Als Fehlermeldung kommt folgendes (Benutze Code::Blocks mit dem Compiler GNU GCC Compiler):


> c:\program files (x86)\codeblocks\mingw\bin\..\lib\gcc\mingw32\4.7.1\include\c++\bits\c++0x_warning.h|32|error: #error This file requires compiler and library support for the ISO C++ 2011 standard. This support is currently experimental, and must be enabled with the -std=c++11 or -std=gnu++11 compiler options.|
> C:\PHC++\Converter\main.cpp||In function 'int main()':|
> C:\PHC++\Converter\main.cpp|9|error: 'regex' is not a member of 'std'|
> C:\PHC++\Converter\main.cpp|9|error: expected ';' before 'txt_regex'|
> ...



Dann noch eine Frage, wie kann ich jeglichen Text filtern? Ich erinnere mich irgendwas mit (*.?) (bei PHP) und bei C++ war es soweit ich das nun noch behalten hatte [*.?] oder?


----------



## veeman (13. Juli 2013)

Naja die Fehlermeldung sagt ja schon was das Problem ist:



> #error This file requires compiler and library support for the ISO C++ 2011 standard.
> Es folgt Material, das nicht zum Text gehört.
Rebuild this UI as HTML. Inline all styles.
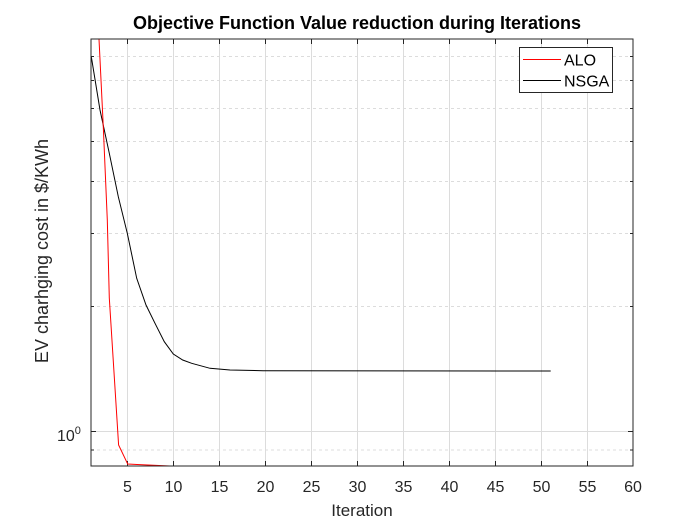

This support is currently experimental, *and must be enabled with the -std=c++11 or -std=gnu++11 compiler options*



<- Einfach eine der oben genanten Parameter an der Compiler/Linker geben. Musst wahrscheinlich in Projektoptionen angeben.


----------



## Seppi123 (13. Juli 2013)

Und was bringt das , also was ist der Unterschied zwischen den beiden :/ ?

Vielen Dank schonmal


----------



## Jennesta (13. Juli 2013)

Ich erspare dir mal den Versuch das selbst zu erklären und gebe dir 2 Links, die dir die Frage hoffentlich beantworten 
Link1
Link2


----------



## ComFreek (13. Juli 2013)

Passt jetzt nicht direkt zu deiner Frage, aber mit regulären Ausdrücken kannst du keinen Transcompiler schreiben! Du brauchst mindestens einen Parser und einen Lexer.


----------